Re:A few questions about llm scaler with multiple B60 cards

24MYP · ‎11-05-2025

Well there is one nagging question I have. The GitHub notes for Intel LLM Scaler call out Ubuntu server 25.04 specifically for SP CPUs. Is that just what was validated or am I giving up performance in some way on the desktop distro? I could install server and something like XFCE on top as this is both workstation and server at this point. But I'm curious to know. Also curious to know if any of the mainline kernels have been tested and which ones specifically have been validated.

Bottom line for me though is the hardware is now playing nice. Time to build the software stack on top. The select and tune models as well as add in RAG. So a lot of work ahead. But early results? Very promising.

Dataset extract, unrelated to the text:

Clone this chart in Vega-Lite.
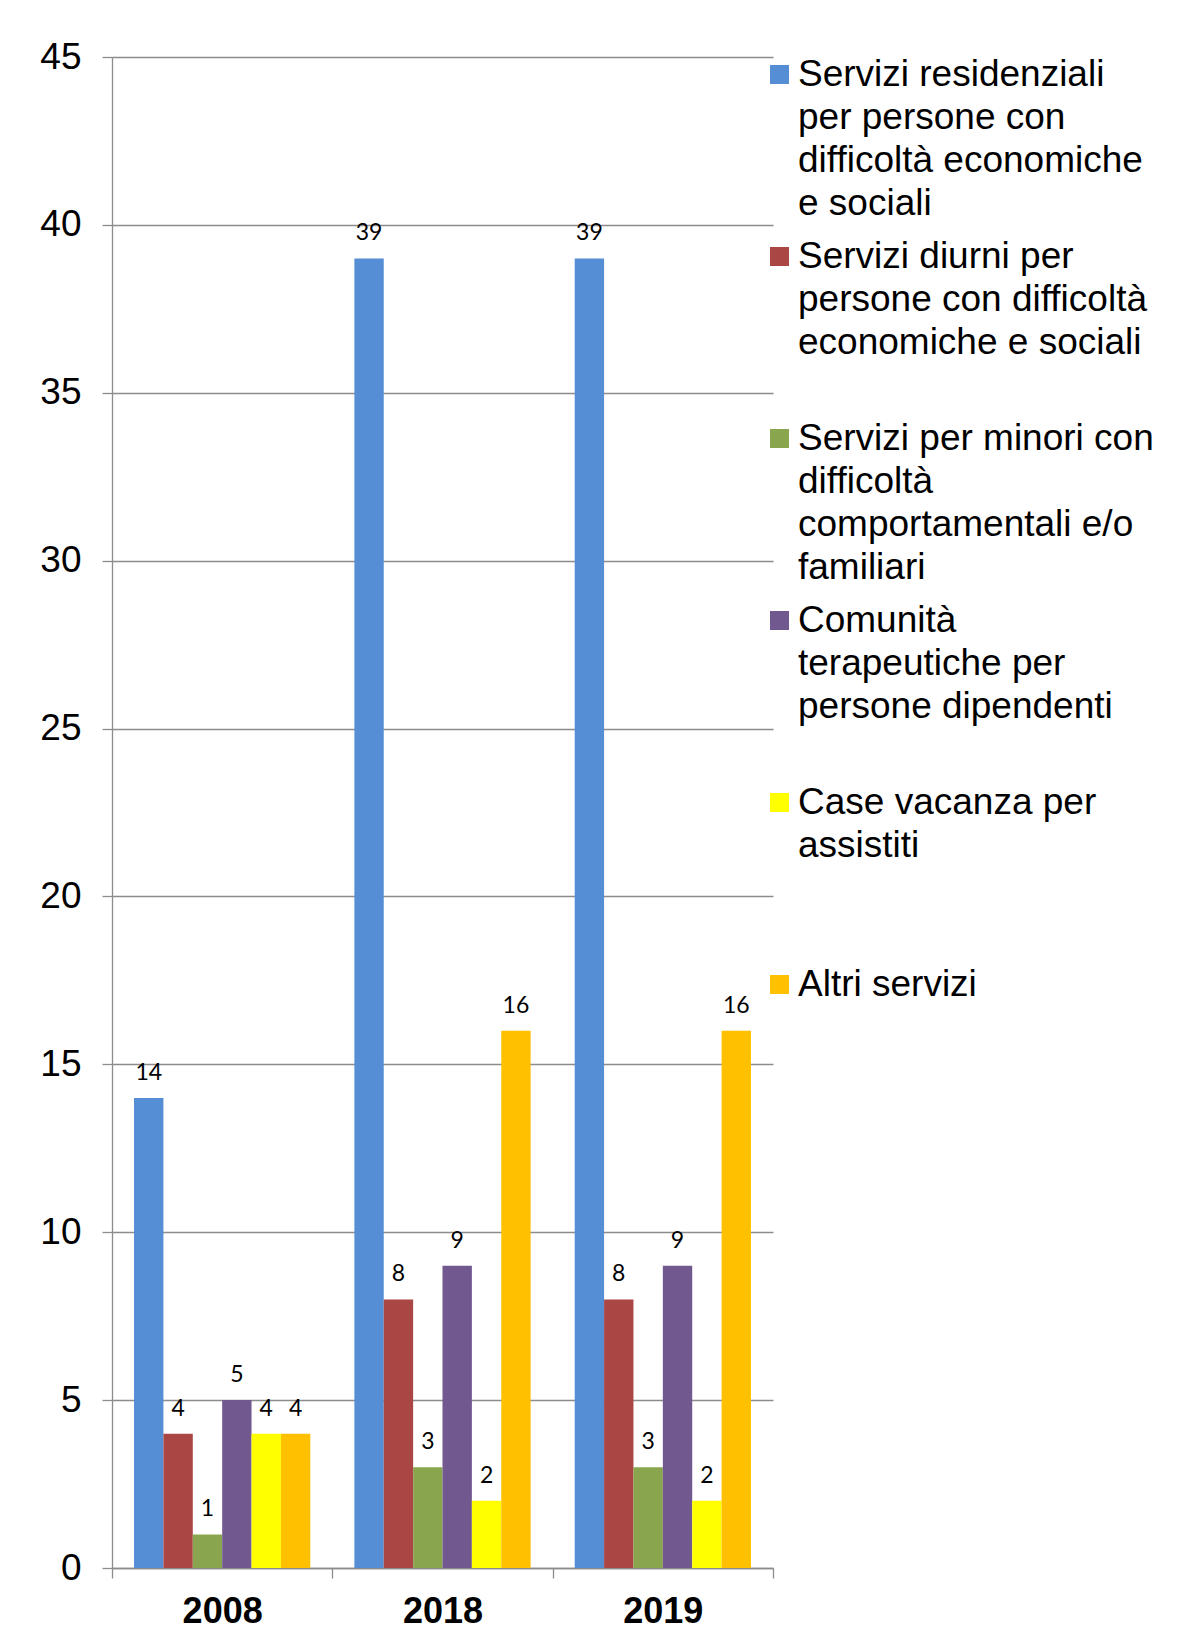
{
  "$schema": "https://vega.github.io/schema/vega-lite/v6.json",
  "width": 661,
  "height": 1511,
  "autosize": "none",
  "padding": {"left": 112, "top": 57, "right": 429, "bottom": 64},
  "background": "white",
  "config": {
    "view": {"stroke": null},
    "font": "Liberation Sans",
    "style": {"guide-label": {"lineHeight": 43}}
  },
  "data": {
    "values": [
      {"anno": "2008", "servizio": "Servizi residenziali per persone con difficoltà economiche e sociali", "valore": 14},
      {"anno": "2008", "servizio": "Servizi diurni per persone con difficoltà economiche e sociali", "valore": 4},
      {"anno": "2008", "servizio": "Servizi per minori con difficoltà comportamentali e/o familiari", "valore": 1},
      {"anno": "2008", "servizio": "Comunità terapeutiche per persone dipendenti", "valore": 5},
      {"anno": "2008", "servizio": "Case vacanza per assistiti", "valore": 4},
      {"anno": "2008", "servizio": "Altri servizi", "valore": 4},
      {"anno": "2018", "servizio": "Servizi residenziali per persone con difficoltà economiche e sociali", "valore": 39},
      {"anno": "2018", "servizio": "Servizi diurni per persone con difficoltà economiche e sociali", "valore": 8},
      {"anno": "2018", "servizio": "Servizi per minori con difficoltà comportamentali e/o familiari", "valore": 3},
      {"anno": "2018", "servizio": "Comunità terapeutiche per persone dipendenti", "valore": 9},
      {"anno": "2018", "servizio": "Case vacanza per assistiti", "valore": 2},
      {"anno": "2018", "servizio": "Altri servizi", "valore": 16},
      {"anno": "2019", "servizio": "Servizi residenziali per persone con difficoltà economiche e sociali", "valore": 39},
      {"anno": "2019", "servizio": "Servizi diurni per persone con difficoltà economiche e sociali", "valore": 8},
      {"anno": "2019", "servizio": "Servizi per minori con difficoltà comportamentali e/o familiari", "valore": 3},
      {"anno": "2019", "servizio": "Comunità terapeutiche per persone dipendenti", "valore": 9},
      {"anno": "2019", "servizio": "Case vacanza per assistiti", "valore": 2},
      {"anno": "2019", "servizio": "Altri servizi", "valore": 16}
    ]
  },
  "encoding": {
    "x": {
      "field": "anno",
      "type": "nominal",
      "scale": {"paddingInner": 0, "paddingOuter": 0},
      "axis": {
        "title": null,
        "labelAngle": 0,
        "labelFont": "Liberation Sans",
        "labelFontWeight": "bold",
        "labelFontSize": 36,
        "labelColor": "black",
        "labelPadding": 16,
        "tickBand": "extent",
        "tickSize": 10,
        "tickColor": "#8c8c8c",
        "tickWidth": 1.3,
        "domainColor": "#8c8c8c",
        "domainWidth": 1.3,
        "grid": false
      }
    },
    "xOffset": {
      "field": "servizio",
      "type": "nominal",
      "sort": [
        "Servizi residenziali per persone con difficoltà economiche e sociali",
        "Servizi diurni per persone con difficoltà economiche e sociali",
        "Servizi per minori con difficoltà comportamentali e/o familiari",
        "Comunità terapeutiche per persone dipendenti",
        "Case vacanza per assistiti",
        "Altri servizi"
      ],
      "scale": {"paddingInner": 0, "paddingOuter": 0.75}
    },
    "y": {
      "field": "valore",
      "type": "quantitative",
      "scale": {"domain": [0, 45], "nice": false},
      "axis": {
        "title": null,
        "values": [0, 5, 10, 15, 20, 25, 30, 35, 40, 45],
        "labelFont": "Liberation Sans",
        "labelFontSize": 37,
        "labelColor": "black",
        "labelPadding": 21,
        "tickSize": 10,
        "tickColor": "#8c8c8c",
        "tickWidth": 1.3,
        "domainColor": "#8c8c8c",
        "domainWidth": 1.3,
        "gridColor": "#8c8c8c",
        "gridWidth": 1.3
      }
    }
  },
  "layer": [
    {
      "mark": {"type": "bar"},
      "encoding": {
        "color": {
          "field": "servizio",
          "type": "nominal",
          "scale": {
            "domain": [
              "Servizi residenziali per persone con difficoltà economiche e sociali",
              "Servizi diurni per persone con difficoltà economiche e sociali",
              "Servizi per minori con difficoltà comportamentali e/o familiari",
              "Comunità terapeutiche per persone dipendenti",
              "Case vacanza per assistiti",
              "Altri servizi"
            ],
            "range": ["#558ED5", "#AA4643", "#89A54E", "#71588F", "#FFFF00", "#FFC000"]
          },
          "legend": {
            "orient": "none",
            "legendX": 649,
            "legendY": -1,
            "title": null,
            "symbolType": "square",
            "symbolSize": 361,
            "symbolStrokeWidth": 0,
            "symbolOpacity": 1,
            "labelFont": "Liberation Sans",
            "labelFontSize": 37,
            "labelColor": "black",
            "labelLimit": 600,
            "labelOffset": 0,
            "rowPadding": 15,
            "labelExpr": "datum.label == 'Servizi residenziali per persone con difficoltà economiche e sociali' ? ['Servizi residenziali', 'per persone con', 'difficoltà economiche', 'e sociali'] : datum.label == 'Servizi diurni per persone con difficoltà economiche e sociali' ? ['Servizi diurni per', 'persone con difficoltà', 'economiche e sociali', ''] : datum.label == 'Servizi per minori con difficoltà comportamentali e/o familiari' ? ['Servizi per minori con', 'difficoltà', 'comportamentali e/o', 'familiari'] : datum.label == 'Comunità terapeutiche per persone dipendenti' ? ['Comunità', 'terapeutiche per', 'persone dipendenti', ''] : datum.label == 'Case vacanza per assistiti' ? ['Case vacanza per', 'assistiti', '', ''] : ['Altri servizi', '', '', '']"
          }
        }
      }
    },
    {
      "mark": {"type": "text", "baseline": "alphabetic", "dy": -18, "font": "Lato", "fontSize": 23, "color": "black"},
      "encoding": {"text": {"field": "valore", "type": "quantitative"}}
    }
  ]
}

From a businessman and end user perspective there really needs to be more easily accessible documentation. The reality is without using ChatGPT, Grok, and Gemma I might not have figured this out, although lspci checking was my idea. Getting all the docker switches right was all AI. Shouldn't be that hard.

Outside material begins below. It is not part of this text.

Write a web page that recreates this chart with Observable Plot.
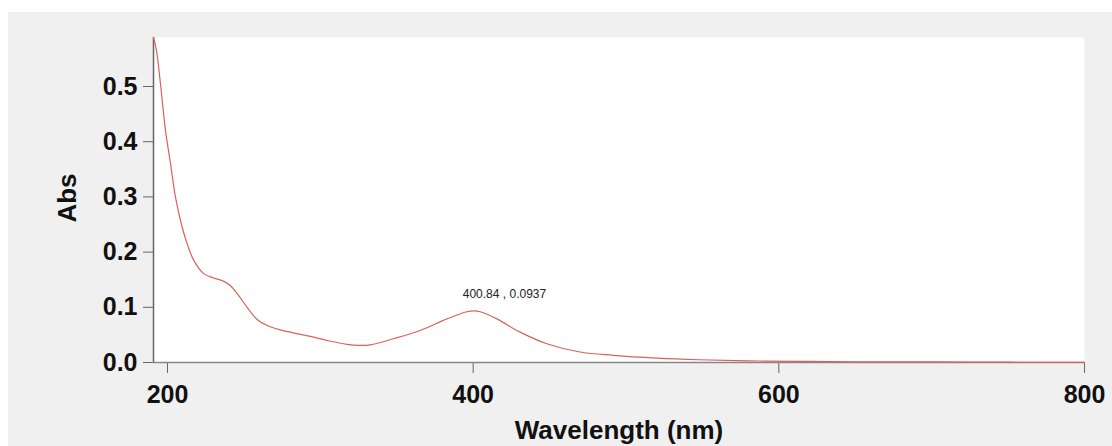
<!DOCTYPE html>
<html>
<head>
<meta charset="utf-8">
<script src="https://cdn.jsdelivr.net/npm/d3@7"></script>
<script src="https://cdn.jsdelivr.net/npm/@observablehq/plot@0.6"></script>
<style>
  html, body { margin: 0; padding: 0; background: #ffffff; }
  #wrap { padding-top: 12px; padding-left: 8px; }
  #wrap svg { display: block; background: #f0f0f0; }
</style>
</head>
<body>
<div id="wrap"></div>
<script>
const wavelengths = [190.84, 192.8, 195.4, 198.7, 202, 205.2, 209.6, 212.9, 217.2, 223.7, 230.3, 236.8, 241.2, 246.6, 252.1, 258.6, 265.2, 273.9, 286.9, 295.6, 306, 317.5, 325, 332.7, 347.9, 365.4, 382.8, 395.9, 400.84, 404.6, 415.5, 430.7, 448.2, 469.9, 491.7, 520, 548, 580, 613, 650, 700, 750, 800];
const absorbance = [0.589, 0.565, 0.505, 0.420, 0.360, 0.300, 0.245, 0.215, 0.185, 0.161, 0.153, 0.147, 0.139, 0.121, 0.100, 0.078, 0.067, 0.059, 0.051, 0.046, 0.039, 0.033, 0.031, 0.032, 0.043, 0.058, 0.079, 0.092, 0.0937, 0.092, 0.079, 0.055, 0.034, 0.019, 0.013, 0.008, 0.005, 0.003, 0.002, 0.001, 0.001, 0.0005, 0.0003];
const xTicks = [200, 400, 600, 800];
const yTicks = [0, 0.1, 0.2, 0.3, 0.4, 0.5];
const peak = [{wl: 400.84, abs: 0.0937, label: "400.84 , 0.0937"}];
const xLabel = "Wavelength (nm)";
const yLabel = "Abs";

const data = wavelengths.map((w, i) => ({wl: w, abs: absorbance[i]}));
const font = "'Liberation Sans', Arial, sans-serif";

const chart = Plot.plot({
  width: 1104,
  height: 434,
  marginLeft: 145,
  marginRight: 28,
  marginTop: 25,
  marginBottom: 84,
  style: {fontFamily: font, background: "#f0f0f0", overflow: "visible"},
  x: {domain: [190.84, 800]},
  y: {domain: [0, 0.5888]},
  marks: [
    Plot.frame({fill: "white", stroke: null}),
    Plot.axisY({ticks: yTicks, tickFormat: d3.format(".1f"), tickSize: 10, tickPadding: 6,
      fontSize: 25, fontWeight: "bold", fill: "#111", stroke: "#666", label: null}),
    Plot.axisX({ticks: xTicks, tickFormat: d => String(d), tickSize: 11, tickPadding: 12,
      fontSize: 25, fontWeight: "bold", fill: "#111", stroke: "#666", label: null}),
    Plot.ruleX([190.84], {stroke: "#666", strokeWidth: 1.5}),
    Plot.ruleY([0], {stroke: "#888", strokeWidth: 1.5}),
    Plot.line(data, {x: "wl", y: "abs", stroke: "#d9625e", strokeWidth: 1.2, curve: "catmull-rom"}),
    Plot.text(peak, {x: "wl", y: "abs", text: "label", dx: 30, dy: -13, lineAnchor: "bottom",
      fontSize: 12, fill: "#222", fontFamily: font}),
    Plot.text([xLabel], {frameAnchor: "bottom", dy: 76, lineAnchor: "bottom", fontSize: 26,
      fontWeight: "bold", fill: "#111", fontFamily: font}),
    Plot.text([yLabel], {frameAnchor: "left", dx: -78, dy: -2, rotate: -90, lineAnchor: "bottom",
      textAnchor: "middle", fontSize: 26, fontWeight: "bold", fill: "#111", fontFamily: font})
  ]
});
document.getElementById("wrap").appendChild(chart);
</script>
</body>
</html>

Example, the GitHub readme lists LLMs that are validated, yet no parameters to get them to run. That would be really helpful to have. Akin to my business making a chemical formulation to production, we keep lots of notes on how we did it. So the information should be there, just make it public. AKA these are the python parameters we passed to load the model.

Lastly, is there an AI or pro card specific forum I am missing? Seems to me that would be better for everyone rather than being lumped in with gaming questions.

Thank you.

DeancR_Intel · ‎11-06-2025

Hi 24MYP,

Thank you for contacting Intel Technical Support regarding your Intel LLM Scaler setup with multiple B60 cards. I can see you've made significant progress getting your hardware working and are now ready to build your software stack.

To better assist you with your LLM Scaler configuration and provide the most relevant guidance, I'd like to understand your specific requirements:

What is your primary goal with this LLM setup? Are you focusing on inference, training, or both?
What type of workloads are you planning to run? For example, are you working with specific model sizes, batch processing requirements, or real-time applications?
What are your performance requirements? Are you optimizing for throughput, latency, or a balance of both?
What is your intended use case? Is this for research, commercial applications, or development purposes?
How many B60 cards are you running in your current setup?

Understanding your specific goals and requirements will help me connect you with the right resources and provide more targeted answers to your questions about Ubuntu Server vs Desktop performance, kernel validation, and documentation parameters.

Your feedback about documentation accessibility is valuable, and I want to make sure I address your needs effectively.

Best regards,

Dean R.

Intel Customer Support Technician

24MYP · ‎11-07-2025

Hello and thank you,

I am running four Maxsun dual GPU B60 cards on a dual Xeon Gold 6430 system with 256gb of system ram on this machine.

Goals: use this machine to tune and update 4-5 smaller models and run initial inference. Later I will roll out a cluster with 1-2 of the dual cards each to host models.

Use case is for my business. We are a small coatings and adhesives company that also makes OTC products. I will have models for several use cases.

1) Regulatory compliance

2) Lab R&D

3) Process improvement

4) General AI tuned to work in our company's realm.

5) I will likely also use a model to help me build an FDA compliant database for production batch records.

Main goal is to keep our IP off of public AI.

So basically with 8 total GPUs this system is the big boy of the group that will do tuning, set up RAG, test out models for fit in the intended end uses. Later I expect I'll need at least three servers to comfortably handle the load but I'm going to build them one at a time, likely on W790 boards.

The servers can easily run on Ubuntu server, this machine needs to be both, but it's a workstation first. I expect once I have models tuned for each domain I may be hosting with it during the week and tuning on weekends.

I need to be really clear about my abilities. I am a PC and Linux hobbiest mainly but I did build our first company network and domain in 2000. Today it's a five node PVE cluster with Ceph running five networks (I isolated Ceph and Ceph monitoring). Basically I'm self taught but effectively designing and operating my company's IT infrastructure and have done so for 27 years. I say that to say this: I kinda need "dumbed down" answers.

As for models right now I'm tinkering with Mixtral and Llama just to get started. I can't get gpt-oss to run, it's missing model type in its config file.

In a nutshell we are a small business with a smaller IT budget than a large corporation. I see the Arc Battlematrix system as a perfect and cost effective solution for companies like mine that can't afford $30k AI accelerators every few years. I like the scaler part of the Intel solution because I can infer that I can upgrade to the next series at a pace that matches my budget. My PVE cluster runs perfectly on older dual Xeon platforms, those are the servers I would begin to replace one by one with gen5 PCIe systems as I continue my rollout. But I'm at step one: picking models and gathering tuning data.

Hope that helps. I kind of think I'm your target audience?